Physiker der Universität Bologna, die bereits mehrere Expeditionen in das sibirische Tunguska-Gebiet unternommen haben, gehen aufgrund von Beobachtungen und Modellbildungen davon aus, dass die Ursache der Explosion mit großer Wahrscheinlichkeit ein Asteroid gewesen sein dürfte. In dem Aufsatz The Tunguska event, der in dem Buch "Comet/Asteroid Impacts and Human Society, An Interdisciplinary Approach" (Springer Verlag 2007) erschienen ist, stellt Physikprofessor Giuseppe Longo, der die italienische Forschungsgruppe leitet, die bekannten Fakten und Theorien vor.

3D-Rekonstruktion der Morphologie des Cheko-Sees. Der Wasserspiegel wurde 40 m tiefer als in Wirklichkeit angesetzt. Bild: Terra Nova

In einer neuen Studie A possible impact crater for the 1908 Tunguska Event, die am 15. Juni in Terra Nova erschienen ist (doi:10.1111/j.1365-3121.2007.00742.x), stellen Longo und Kollegen nun die Entdeckung eines möglichen Einschlagkraters im See Cheko vor, der sich 8 km vom mutmaßlichen Epizentrum befindet. 1999 hatte die Gruppe dorthin eine Expedition unternommen und aufwändige Untersuchungen durchgeführt. Der mit einem Durchmesser von 300 m kleine, bis zu 50 m tiefe See hat eine elliptische Form und erstreckt sich leicht schräg tunnelförmig nach unten. Nach einem seismischen Reflektionsprofil stellten die Wissenschaftler etwa in der Mitte des Sees 10 m unterhalb des Grunds eine Irregularität fest, die auf einen hohen Kontrast der Dichte bzw. Geschwindigkeit schließen lässt. Die Wissenschaftler hatten allerdings nicht die Möglichkeit, entsprechende Bohrungen vorzunehmen.

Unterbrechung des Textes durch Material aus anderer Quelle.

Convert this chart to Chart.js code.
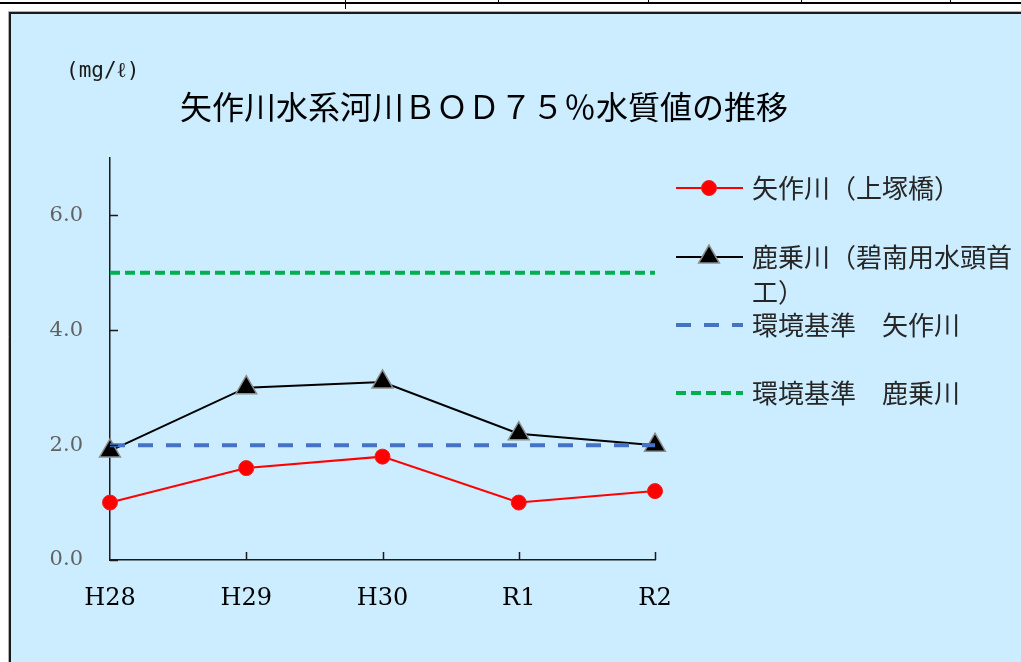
<!DOCTYPE html>
<html lang="ja">
<head>
<meta charset="utf-8">
<script src="https://cdn.jsdelivr.net/npm/chart.js@4/dist/chart.umd.min.js"></script>
<style>
html,body{margin:0;padding:0;background:#fff;overflow:hidden}
canvas{display:block}
</style>
</head>
<body>
<canvas id="c" width="1021" height="662"></canvas>
<script>
// 年度
const years = ['H28', 'H29', 'H30', 'R1', 'R2'];
// BOD 75%値 (mg/ℓ)
const yahagiKamitsuka = [1.0, 1.6, 1.8, 1.0, 1.2];
const kanoriHekinan = [1.9, 3.0, 3.1, 2.2, 2.0];
// 環境基準
const stdYahagi = [2.0, 2.0, 2.0, 2.0, 2.0];
const stdKanori = [5.0, 5.0, 5.0, 5.0, 5.0];
// 縦軸の目盛
const yTicks = [0, 2, 4, 6];
const yMax = 7;

const seriesNames = ['矢作川（上塚橋）', '鹿乗川（碧南用水頭首工）', '環境基準　矢作川', '環境基準　鹿乗川'];
const chartTitle = '矢作川水系河川ＢＯＤ７５％水質値の推移';
const unitLabel = '(mg/ℓ)';

const PANEL_BG = '#CCECFF';
const JP_FONT = '"Noto Sans CJK JP", "Noto Sans", sans-serif';
const NUM_FONT = '"DejaVu Serif", "Liberation Serif", serif';

// 背景・枠
const framePlugin = {
  id: 'frame',
  beforeDraw(chart) {
    const ctx = chart.ctx;
    const w = chart.width, h = chart.height;
    ctx.save();
    ctx.fillStyle = '#ffffff';
    ctx.fillRect(0, 0, w, h);
    // 上部の罫線
    ctx.fillStyle = '#000000';
    ctx.fillRect(0, 2, w, 2);
    ctx.fillRect(345, 0, 1, 9);
    [498, 648, 801, 950].forEach(x => ctx.fillRect(x, 0, 1, 2));
    // グラフパネル
    ctx.fillStyle = PANEL_BG;
    ctx.fillRect(9, 12, w - 9, h - 12);
    ctx.strokeStyle = '#b0b0b0';
    ctx.lineWidth = 1;
    ctx.beginPath();
    ctx.moveTo(8.5, h);
    ctx.lineTo(8.5, 11.5);
    ctx.lineTo(w, 11.5);
    ctx.stroke();
    ctx.strokeStyle = '#1a1a1a';
    ctx.lineWidth = 2;
    ctx.beginPath();
    ctx.moveTo(10, h);
    ctx.lineTo(10, 13);
    ctx.lineTo(w, 13);
    ctx.stroke();
    ctx.restore();
  }
};

// タイトル・単位・凡例・内向き目盛
const decorPlugin = {
  id: 'decor',
  afterDraw(chart) {
    const ctx = chart.ctx;
    const area = chart.chartArea;
    const xs = chart.scales.x, ys = chart.scales.y;
    ctx.save();

    // 内向き目盛
    ctx.strokeStyle = '#1a1a1a';
    ctx.lineWidth = 1.5;
    ctx.beginPath();
    yTicks.forEach(v => {
      const y = Math.round(ys.getPixelForValue(v)) + 0.5;
      ctx.moveTo(area.left, y);
      ctx.lineTo(area.left + 8, y);
    });
    years.forEach((_, i) => {
      if (i === 0) return;
      const x = Math.round(xs.getPixelForValue(i)) + 0.5;
      ctx.moveTo(x, area.bottom);
      ctx.lineTo(x, area.bottom - 8);
    });
    ctx.stroke();

    // 単位
    ctx.fillStyle = '#1a1a1a';
    ctx.font = '21px "DejaVu Sans Mono", monospace';
    ctx.textAlign = 'left';
    ctx.textBaseline = 'middle';
    ctx.fillText(unitLabel, 66, 72);

    // タイトル
    ctx.font = '32px ' + JP_FONT;
    ctx.textAlign = 'center';
    ctx.fillStyle = '#000000';
    ctx.fillText(chartTitle, 484, 107);

    // 凡例
    const lx0 = 676, lx1 = 743, lmx = 709, tx = 752, maxW = 1021 - tx - 4;
    const rowYs = [188, 257, 325, 393];
    ctx.font = '26px ' + JP_FONT;
    ctx.textAlign = 'left';
    chart.data.datasets.forEach((ds, i) => {
      const y = rowYs[i];
      ctx.save();
      ctx.strokeStyle = ds.borderColor;
      ctx.lineWidth = ds.borderWidth;
      ctx.setLineDash(ds.borderDash || []);
      ctx.beginPath();
      ctx.moveTo(lx0, y);
      ctx.lineTo(lx1, y);
      ctx.stroke();
      ctx.setLineDash([]);
      if (ds.pointRadius > 0) {
        ctx.fillStyle = ds.pointBackgroundColor;
        ctx.strokeStyle = ds.pointBorderColor;
        ctx.lineWidth = ds.pointBorderWidth;
        Chart.helpers.drawPoint(ctx, {
          pointStyle: ds.pointStyle,
          radius: ds.pointRadius,
          rotation: 0,
          borderWidth: ds.pointBorderWidth
        }, lmx, y);
      }
      ctx.restore();
      // 折り返し
      const lines = [];
      let cur = '';
      for (const ch of ds.label) {
        if (ctx.measureText(cur + ch).width > maxW && cur) {
          lines.push(cur);
          cur = ch;
        } else {
          cur += ch;
        }
      }
      lines.push(cur);
      ctx.fillStyle = '#262626';
      lines.forEach((t, k) => ctx.fillText(t, tx, y + k * 35));
    });
    ctx.restore();
  }
};

new Chart(document.getElementById('c'), {
  type: 'line',
  data: {
    labels: years,
    datasets: [
      {
        label: seriesNames[0],
        data: yahagiKamitsuka,
        borderColor: '#FF0000',
        borderWidth: 2,
        pointStyle: 'circle',
        pointRadius: 7.5,
        pointBackgroundColor: '#FF0000',
        pointBorderColor: '#F02020',
        pointBorderWidth: 1,
        order: 3,
        clip: false
      },
      {
        label: seriesNames[1],
        data: kanoriHekinan,
        borderColor: '#000000',
        borderWidth: 2,
        pointStyle: 'triangle',
        pointRadius: 12,
        pointBackgroundColor: '#000000',
        pointBorderColor: '#8c8c8c',
        pointBorderWidth: 1.5,
        order: 2,
        clip: false
      },
      {
        label: seriesNames[2],
        data: stdYahagi,
        borderColor: '#4472C4',
        borderWidth: 4,
        borderDash: [15, 13],
        pointRadius: 0,
        order: 0,
        clip: false
      },
      {
        label: seriesNames[3],
        data: stdKanori,
        borderColor: '#00B050',
        borderWidth: 4,
        borderDash: [10, 5],
        pointRadius: 0,
        order: 1,
        clip: false
      }
    ]
  },
  options: {
    responsive: false,
    animation: false,
    devicePixelRatio: 1,
    layout: { padding: { left: 0, top: 158, right: 366, bottom: 0 } },
    plugins: {
      legend: { display: false },
      title: { display: false },
      tooltip: { enabled: false }
    },
    elements: { line: { tension: 0 } },
    scales: {
      x: {
        offset: false,
        grid: { display: false, drawTicks: false },
        border: { display: true, color: '#1a1a1a', width: 1.5 },
        ticks: {
          color: '#000000',
          font: { family: NUM_FONT, size: 24 },
          padding: 24,
          maxRotation: 0
        },
        afterFit(s) { s.height = 102; }
      },
      y: {
        min: 0,
        max: yMax,
        grid: { display: false, drawTicks: false },
        border: { display: true, color: '#1a1a1a', width: 1.5 },
        ticks: {
          color: '#626262',
          font: { family: NUM_FONT, size: 21 },
          padding: 27,
          callback: v => Number(v).toFixed(1)
        },
        afterBuildTicks(s) { s.ticks = yTicks.map(v => ({ value: v })); },
        afterFit(s) { s.width = 110; }
      }
    }
  },
  plugins: [framePlugin, decorPlugin]
});
</script>
</body>
</html>
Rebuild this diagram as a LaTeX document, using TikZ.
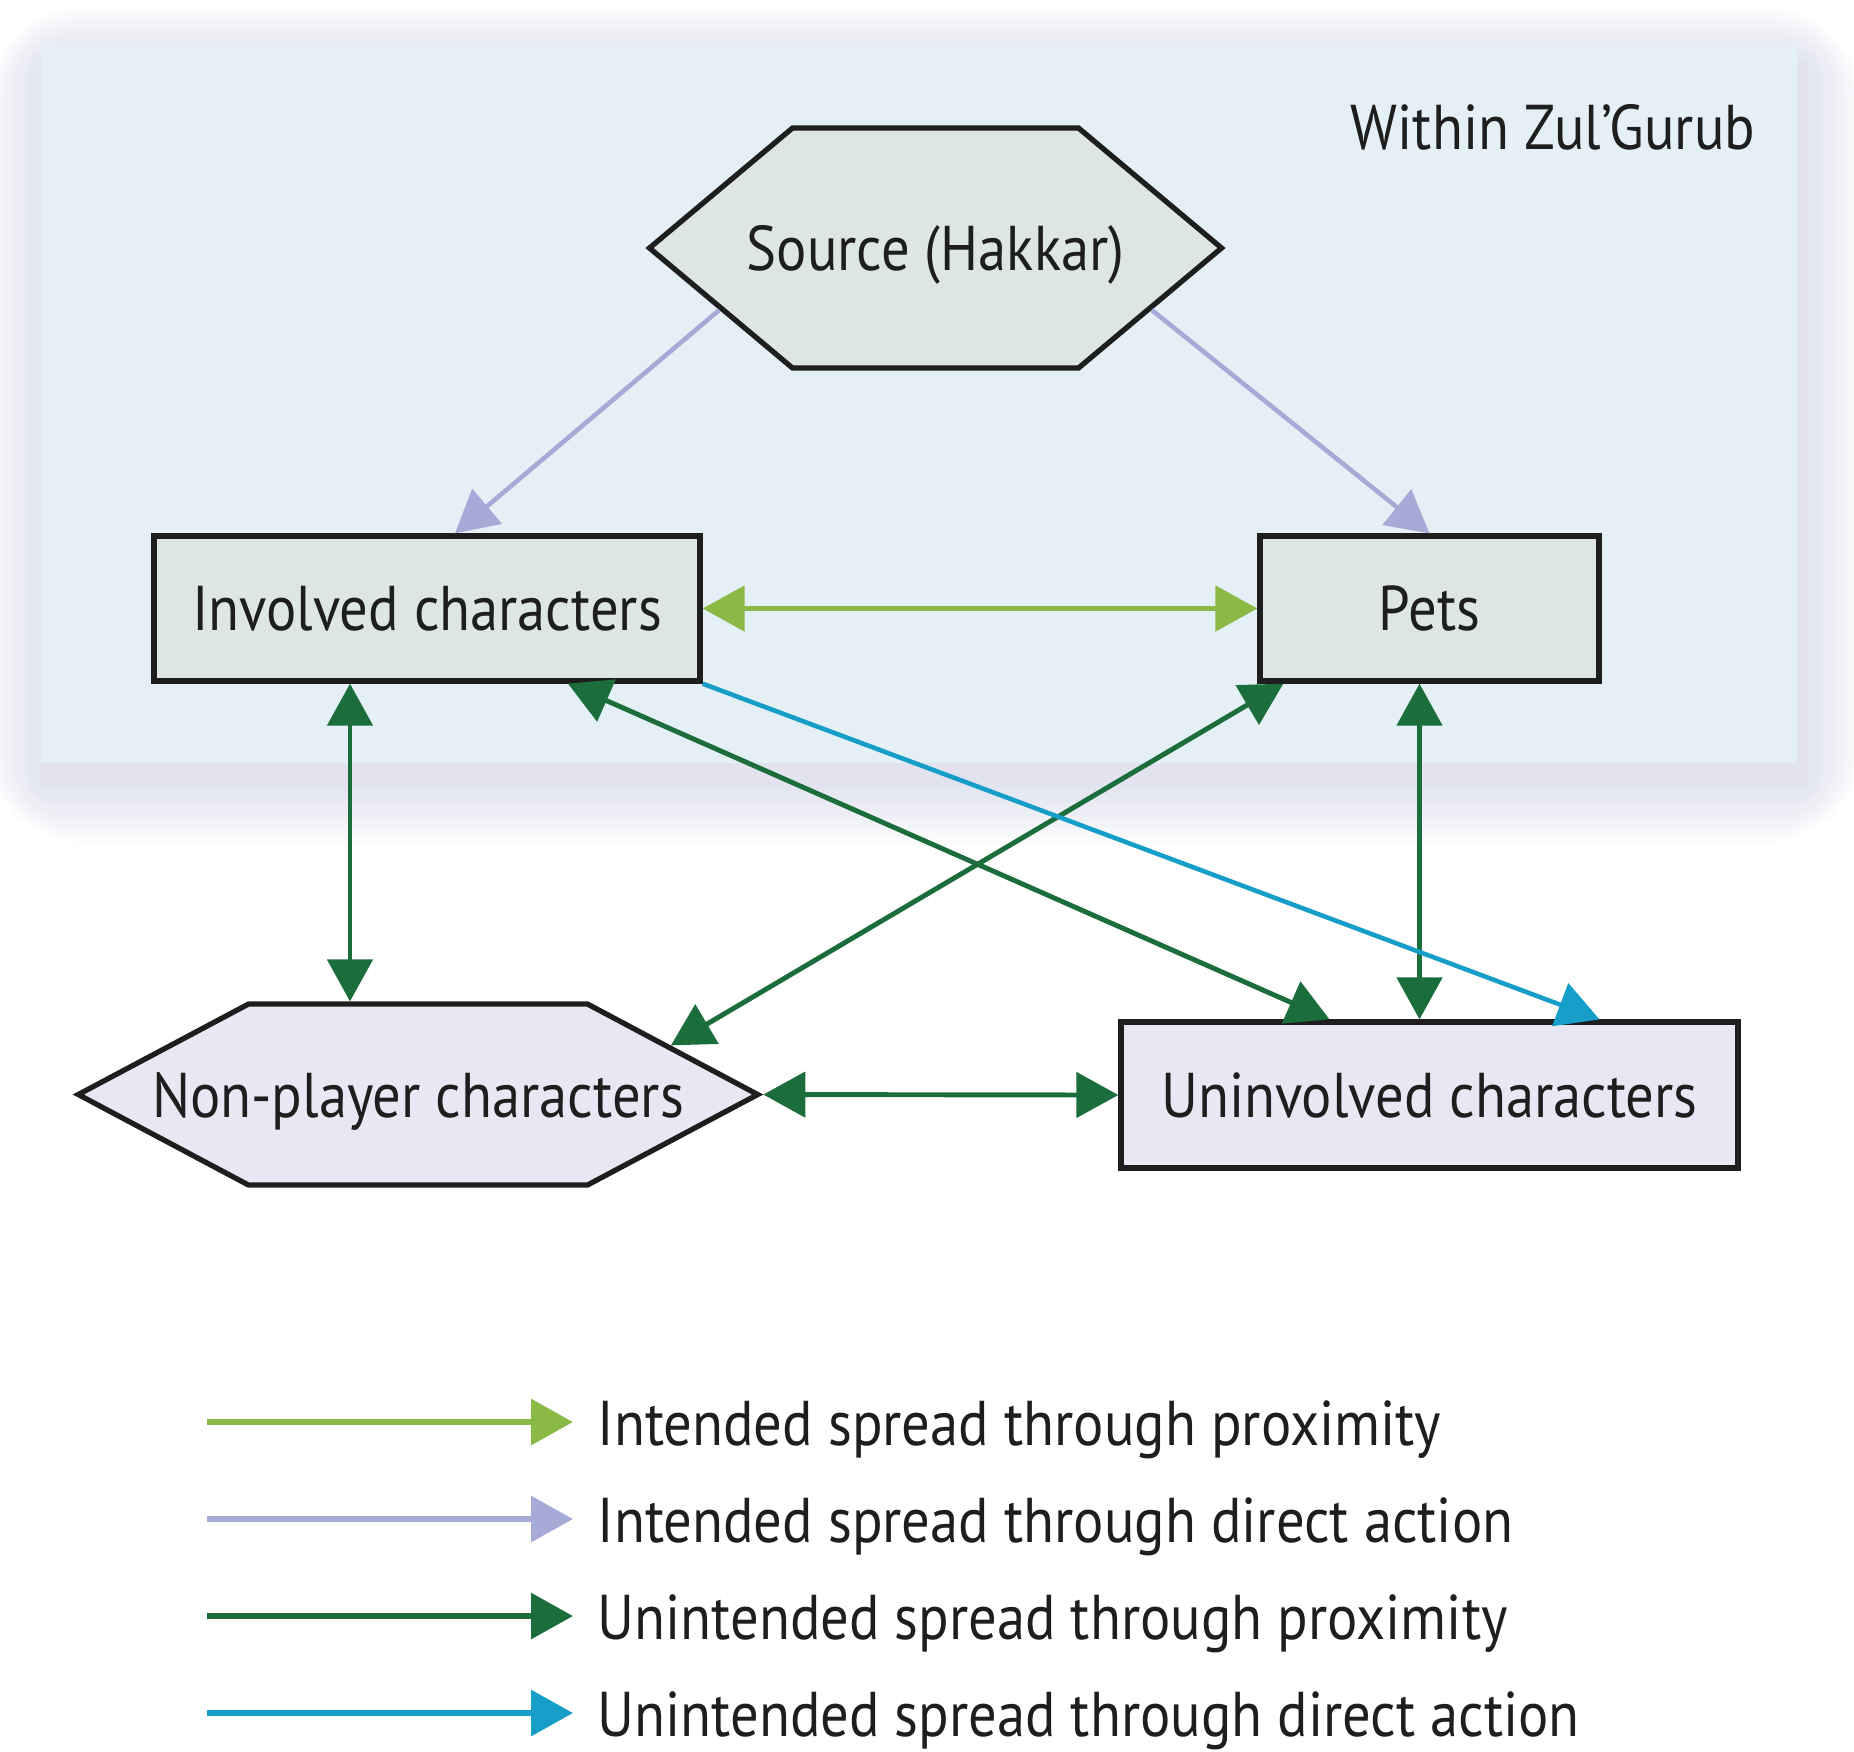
\documentclass[tikz,border=0pt]{standalone}
\usepackage{fontspec}
\setmainfont{PT Sans}[FakeStretch=0.895]
\usepackage{tikz}
\usetikzlibrary{shapes.symbols, arrows.meta, positioning, backgrounds}
\definecolor{zoneblue}{RGB}{228,240,246}
\definecolor{zoneshadow}{RGB}{186,190,218}
\definecolor{insidegrey}{RGB}{222,230,226}
\definecolor{outsidelilac}{RGB}{232,232,244}
\definecolor{proxgreen}{RGB}{138,186,69}
\definecolor{directlilac}{RGB}{166,170,214}
\definecolor{unproxgreen}{RGB}{27,110,60}
\definecolor{undirectblue}{RGB}{22,158,200}
\definecolor{inktext}{RGB}{30,30,30}

\begin{document}
\begin{tikzpicture}[
    >={Triangle[length=4.2mm, width=4.5mm]},
    box/.style={rectangle, draw=inktext, line width=1.5pt, minimum height=1.45cm, inner sep=0pt, text depth=0pt, text=inktext, font=\fontsize{18pt}{20pt}\selectfont},
    hexa/.style={signal, signal to=east and west, draw=inktext, line width=1.5pt, inner sep=0pt, text depth=0pt, text=inktext, font=\fontsize{18pt}{20pt}\selectfont},
    legtext/.style={anchor=base west, inner sep=0pt, text=inktext, font=\fontsize{18pt}{20pt}\selectfont},
    direct/.style={->, line width=1.3pt, color=directlilac},
    prox/.style={<->, line width=1.4pt, color=proxgreen},
    unprox/.style={<->, line width=1.4pt, color=unproxgreen},
    undirect/.style={->, line width=1.3pt, color=undirectblue},
]
\useasboundingbox (0,0) rectangle (18.54,-17.51);

% === Zone: inside the raid ===
\node[rectangle, fill=zoneblue, minimum width=17.56cm, minimum height=7.16cm, inner sep=0pt] (zone) at (9.19,-4.05) {};
\node[anchor=east, inner sep=0pt, text=inktext, font=\fontsize{18pt}{20pt}\selectfont] (zonelabel) at (17.56,-1.27) {Within Zul’Gurub};

% === Nodes ===
\node[hexa, fill=insidegrey, minimum height=2.40cm, signal pointer angle=80] (src) at (9.355,-2.48) {\makebox[2.86cm]{Source (Hakkar)}};
\node[box, fill=insidegrey, minimum width=5.46cm] (inv) at (4.27,-6.085) {Involved characters};
\node[box, fill=insidegrey, minimum width=3.39cm] (pets) at (14.295,-6.085) {Pets};
\node[hexa, fill=outsidelilac, minimum height=1.81cm, signal pointer angle=56] (npc) at (4.18,-10.945) {\makebox[3.39cm]{Non-player characters}};
\node[box, fill=outsidelilac, minimum width=6.17cm, minimum height=1.46cm] (unv) at (14.295,-10.95) {Uninvolved characters};

% === Arrows: Source -> Inside ===
\draw[direct] (src.196) -- ([xshift=0.28cm]inv.north);
\draw[direct] (src.344) -- (pets.north);

% === Arrows: spread ===
\draw[prox] (inv.east) -- (pets.west);
\draw[unprox] ([xshift=-0.77cm]inv.south) -- ([xshift=-0.77cm]inv.south |- npc.north);
\draw[unprox] ([xshift=1.41cm]inv.south) -- ([xshift=-1.0cm]unv.north);
\draw[unprox] ([xshift=0.26cm]pets.south west) -- (npc.11);
\draw[unprox] ([xshift=-0.1cm]pets.south) -- ([xshift=-0.1cm]unv.north);
\draw[unprox] (npc.east) -- (unv.west);
\draw[undirect] (inv.south east) -- ([xshift=1.7cm]unv.north);

% === Legend ===
\foreach \col/\txt [count=\i] in {proxgreen/Intended spread through proximity, directlilac/Intended spread through direct action, unproxgreen/Unintended spread through proximity, undirectblue/Unintended spread through direct action} {
    \node[legtext] (leg\i) at (5.97,{-14.45-0.97*(\i-1)}) {\txt};
    \coordinate (legstart\i) at (2.07,{-14.22-0.97*(\i-1)});
    \coordinate (legend\i) at (5.73,{-14.22-0.97*(\i-1)});
    \draw[->, line width=1.8pt, color=\col] (legstart\i) -- (legend\i);
}

% === Zone shadow ===
\begin{scope}[on background layer]
    \foreach \k in {1,...,20}
        \fill[zoneshadow, opacity=0.026, rounded corners=\k*0.5mm] ([shift={(-0.03*\k+0.05,-0.03*\k-0.2)}]zone.south west) rectangle ([shift={(0.03*\k+0.05,0.03*\k-0.2)}]zone.north east);
\end{scope}

\end{tikzpicture}
\end{document}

Die Bodentopographie aufgrund einer digitalen Echomessung. Bild: Universität von Bologna

Nach Ansicht der Wissenschaftler konnte der Fluss Kimchu, der in den See fließt, die Form von diesen nicht geschaffen haben. Sehr unwahrscheinlich sei auch, dass es sich um einen Vulkankrater handelt. Auch Thermokarst wird als Ursache ausgeschlossen. Hingegen liege der See nicht nur auf der wahrscheinlichen Flugroute des mutmaßlichen Körpers, auch seine Neigung entspreche der vermuteten Flugbahn von 45 Grad. Die elliptische Form und das relativ geringe Verhältnis von Tiefe und Durchmesser lasse auf einen langsam fliegenden, eher gasförmigen Boliden mit 10 m Durchmesser oder kleiner schließen. Da kein Material gefunden wurde, das beim Einschlag aufgeworfen wurde, könnte der Großteil des Boliden noch unter dem See liegen, wofür auch das seismische Reflektionsprofil spricht. Die Wissenschaftler vermuten, dass der Bolide aufgrund der Bodenbeschaffenheit (Sumpf, Permafrostschichten) auch kleiner gewesen und Teil eines größeren Objekts gewesen sein könnte, das bereits in einer Höhe von 5-10 km über dem Boden in der Atmosphäre explodiert ist.